To do =>
Repeat everything from the first line of the listing below through the line that contains "from bokeh.resources import INLINE", exactly. Leave out pictures.
[BEGIN Source material]
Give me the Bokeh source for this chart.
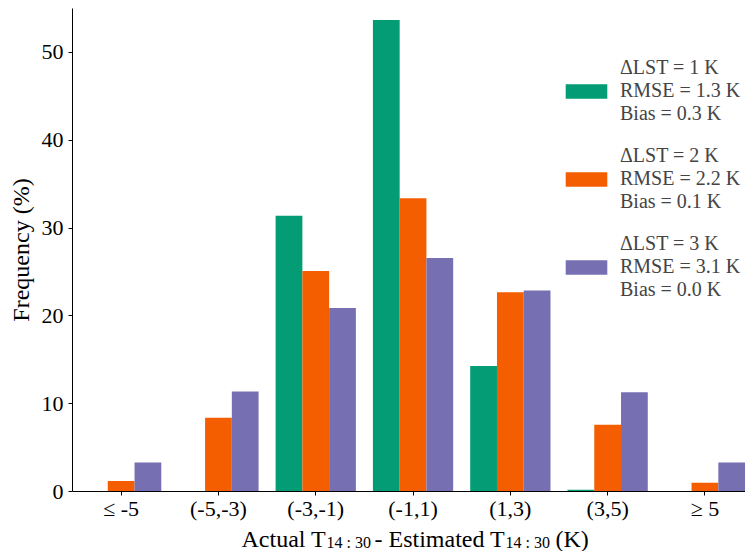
import numpy as np
from bokeh.plotting import figure
from bokeh.layouts import column
from bokeh.core.properties import value
from bokeh.models import Range1d, FixedTicker, Legend, LegendItem
from bokeh.embed import file_html
from bokeh.resources import INLINE

# ---- data ----
categories = ["\u2264 -5", "(-5,-3)", "(-3,-1)", "(-1,1)", "(1,3)", "(3,5)", "\u2265 5"]
freq_dlst1 = [0.0, 0.0, 31.4, 53.7, 14.3, 0.2, 0.0]
freq_dlst2 = [1.2, 8.4, 25.1, 33.4, 22.7, 7.6, 1.0]
freq_dlst3 = [3.3, 11.4, 20.9, 26.6, 22.9, 11.3, 3.3]
series_labels = [
    "\u0394LST = 1 K\nRMSE = 1.3 K\nBias = 0.3 K",
    "\u0394LST = 2 K\nRMSE = 2.2 K\nBias = 0.1 K",
    "\u0394LST = 3 K\nRMSE = 3.1 K\nBias = 0.0 K",
]
y_ticks = [0, 10, 20, 30, 40, 50]
y_label = "Frequency (%)"
# x-axis label pieces: (text, is_subscript)
x_label_parts = [("Actual T", False), ("14 : 30", True), ("- Estimated T", False),
                 ("14 : 30", True), ("(K)", False)]

colors = ["#039c74", "#f45e00", "#7670b3"]
FONT = "Liberation Serif"

W = 745
LEFT, TOP = 72, 8
MAIN_H, LABEL_H = 523, 28
AXIS_PANEL = 32
px_per_cat = 97.3
x_end = -0.5 + (W - LEFT) / px_per_cat
xr = Range1d(-0.5, x_end)

p_main = figure(width=W, height=MAIN_H, output_backend="svg", toolbar_location=None,
                x_range=xr, y_range=Range1d(0, 55),
                min_border_left=LEFT, min_border_right=0, min_border_top=TOP,
                min_border_bottom=AXIS_PANEL)
p_main.outline_line_color = None
p_main.xgrid.grid_line_color = None
p_main.ygrid.grid_line_color = None

xs = np.arange(len(categories))
width = 0.275
renderers = []
for vals, off, c in zip([freq_dlst1, freq_dlst2, freq_dlst3], [-width, 0.0, width], colors):
    r = p_main.vbar(x=xs + off, top=vals, bottom=0, width=width, fill_color=c, line_color=None)
    renderers.append(r)

# axes
p_main.xaxis.ticker = FixedTicker(ticks=list(xs))
p_main.xaxis.major_label_overrides = {int(i): c for i, c in zip(xs, categories)}
p_main.yaxis.ticker = FixedTicker(ticks=y_ticks)
for ax in (p_main.xaxis[0], p_main.yaxis[0]):
    ax.axis_line_color = "black"
    ax.axis_line_width = 1
    ax.major_tick_line_color = "black"
    ax.major_tick_in = 0
    ax.major_tick_out = 4
    ax.minor_tick_line_color = None
    ax.major_label_text_font = FONT
    ax.major_label_text_font_size = "22px"
    ax.major_label_text_color = "black"
    ax.major_label_standoff = 5
p_main.xaxis.major_label_standoff = 0
p_main.yaxis.axis_label = y_label
p_main.yaxis.axis_label_text_font = FONT
p_main.yaxis.axis_label_text_font_size = "24px"
p_main.yaxis.axis_label_text_font_style = "normal"
p_main.yaxis.axis_label_text_color = "black"
p_main.yaxis.axis_label_standoff = 5

legend = Legend(items=[LegendItem(label=l, renderers=[r]) for l, r in zip(series_labels, renderers)],
                location=(488, 190), padding=0, margin=0, spacing=19,
                glyph_width=52, glyph_height=18, label_standoff=8,
                label_text_font=FONT, label_text_font_size="20px",
                border_line_color=None, background_fill_alpha=0)
p_main.add_layout(legend)

# x-axis label strip (shares the x range), pieces placed with pixel offsets from the centre category
p_lab = figure(width=W, height=LABEL_H, output_backend="svg", toolbar_location=None,
               x_range=xr, y_range=Range1d(0, LABEL_H), x_axis_type=None, y_axis_type=None,
               min_border_left=LEFT, min_border_right=0, min_border_top=0, min_border_bottom=0)
p_lab.outline_line_color = None
p_lab.xgrid.grid_line_color = None
p_lab.ygrid.grid_line_color = None
starts = [241, 326, 374, 505, 555]
x_mid = 3.0
x_mid_screen = LEFT + (x_mid + 0.5) * px_per_cat
for (txt, sub), sx in zip(x_label_parts, starts):
    p_lab.text(x=[x_mid], y=[9 if sub else 13], text=[txt], x_offset=sx - x_mid_screen,
               text_font=value(FONT), text_font_size="16px" if sub else "24px",
               text_align="left", text_baseline="alphabetic", text_color="black")

p = column(p_main, p_lab, spacing=0)
open("out.html", "w").write(file_html(p, INLINE))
[END Source material]
Final answer =>
Give me the Bokeh source for this chart.
import numpy as np
from bokeh.plotting import figure
from bokeh.layouts import column
from bokeh.core.properties import value
from bokeh.models import Range1d, FixedTicker, Legend, LegendItem
from bokeh.embed import file_html
from bokeh.resources import INLINE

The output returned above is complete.